* Want “equal representation” in top management-Tilton
* Expect team in place by transaction closing-Tilton
* UAL shares up 2.44 pct; Continental shares up 2.56 pct
ELK GROVE VILLAGE, Ill., June 10 (Reuters) - United Airlines and Continental Airlines CAL.N were busy assembling a management team for what will be the world's largest carrier once their merger is official, the chief executive of United's parent UAL Corp UAUA.O said on Thursday.
Speaking to reporters after UAL’s annual shareholders meeting near Chicago, Glenn Tilton said he and Continental CEO Jeff Smisek, who will be head the new company -- United Continental Holdings -- were evaluating executives currently on their staffs.
Tilton, who will be chairman of the new company, said they aim to have the new management ready to work by the time the deal closes later this year.
“Jeff and I are committed to equal representation at the top of the new company,” Tilton said.
The airlines announced in May that UAL would buy Continental for $3.17 billion in an all-stock deal.
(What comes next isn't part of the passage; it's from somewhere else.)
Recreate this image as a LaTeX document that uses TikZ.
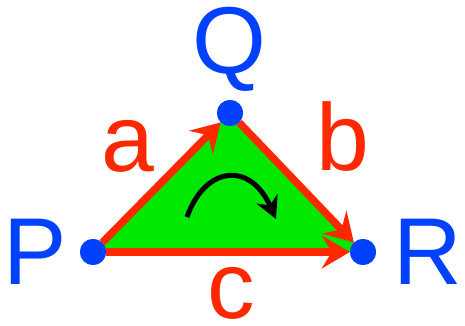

The carriers say there is minimal overlap in their operations and that rank-and-file employees would see little impact to their numbers.
But Tilton has said there would be reductions among salaried and management employees.
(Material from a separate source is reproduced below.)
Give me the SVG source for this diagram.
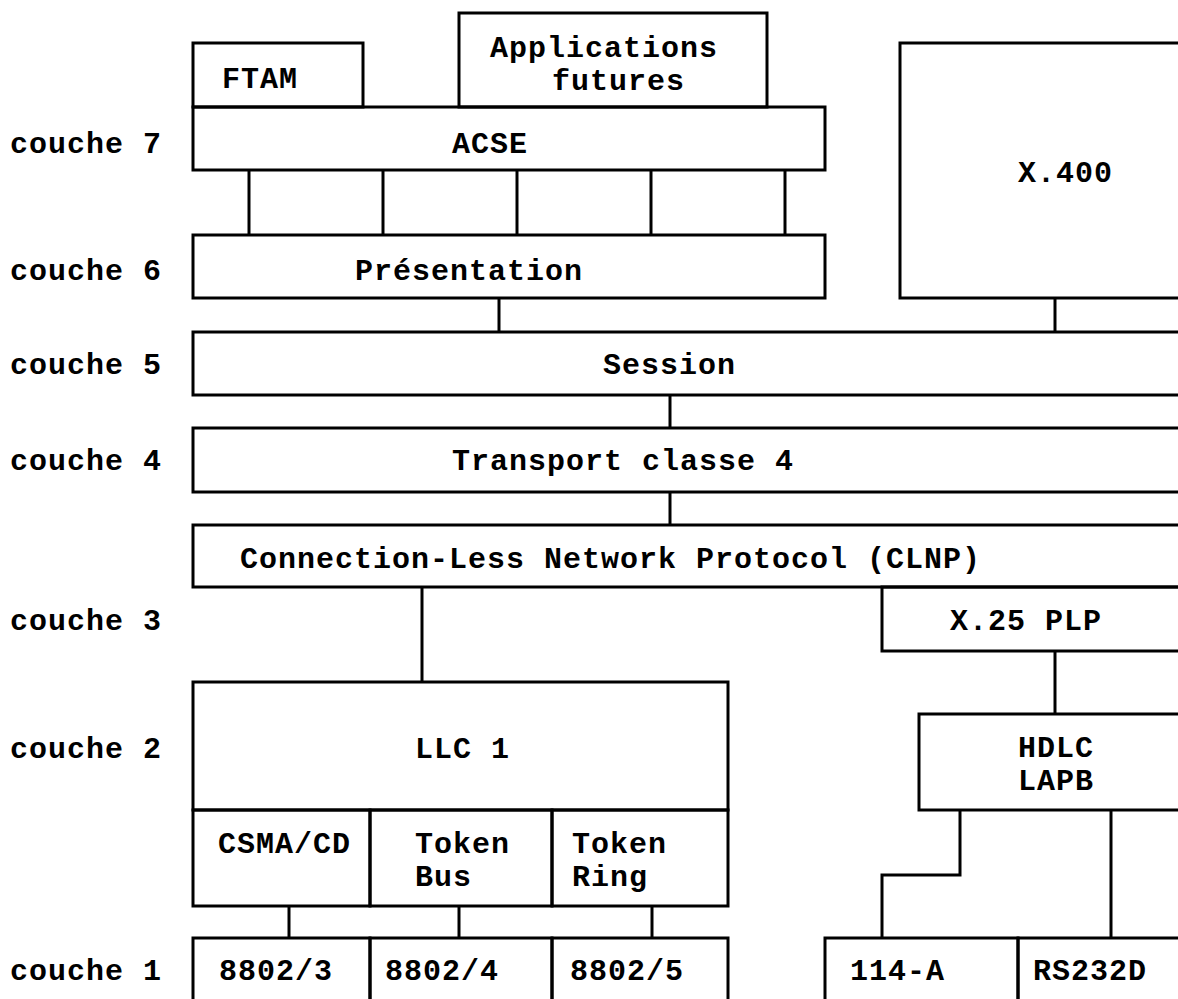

Tilton said United Airlines President John Tague, whom many industry experts had believed was being groomed for the CEO job at UAL, would have strong professional options after the merger. But Tilton declined to say specifically whether Tague would help run the new airline.
Integration planning for the two airlines was under way, Tilton said, adding that the carriers were mapping their functions and establishing integration teams.
UAL and Continental have hired Bain & Company as the integration consultant.
“It’s an art form,” Tilton said. “It’s planning and integration itself.”
Speaking to shareholders during the meeting, Tilton reiterated that consolidation would help stabilize the industry, which has been battered in recent years by overcapacity, low-fare competition and an economic recession that drained travel demand.
“Without this merger we would not be as effective a competitor as we can be,” Tilton said. “We must continue to change.”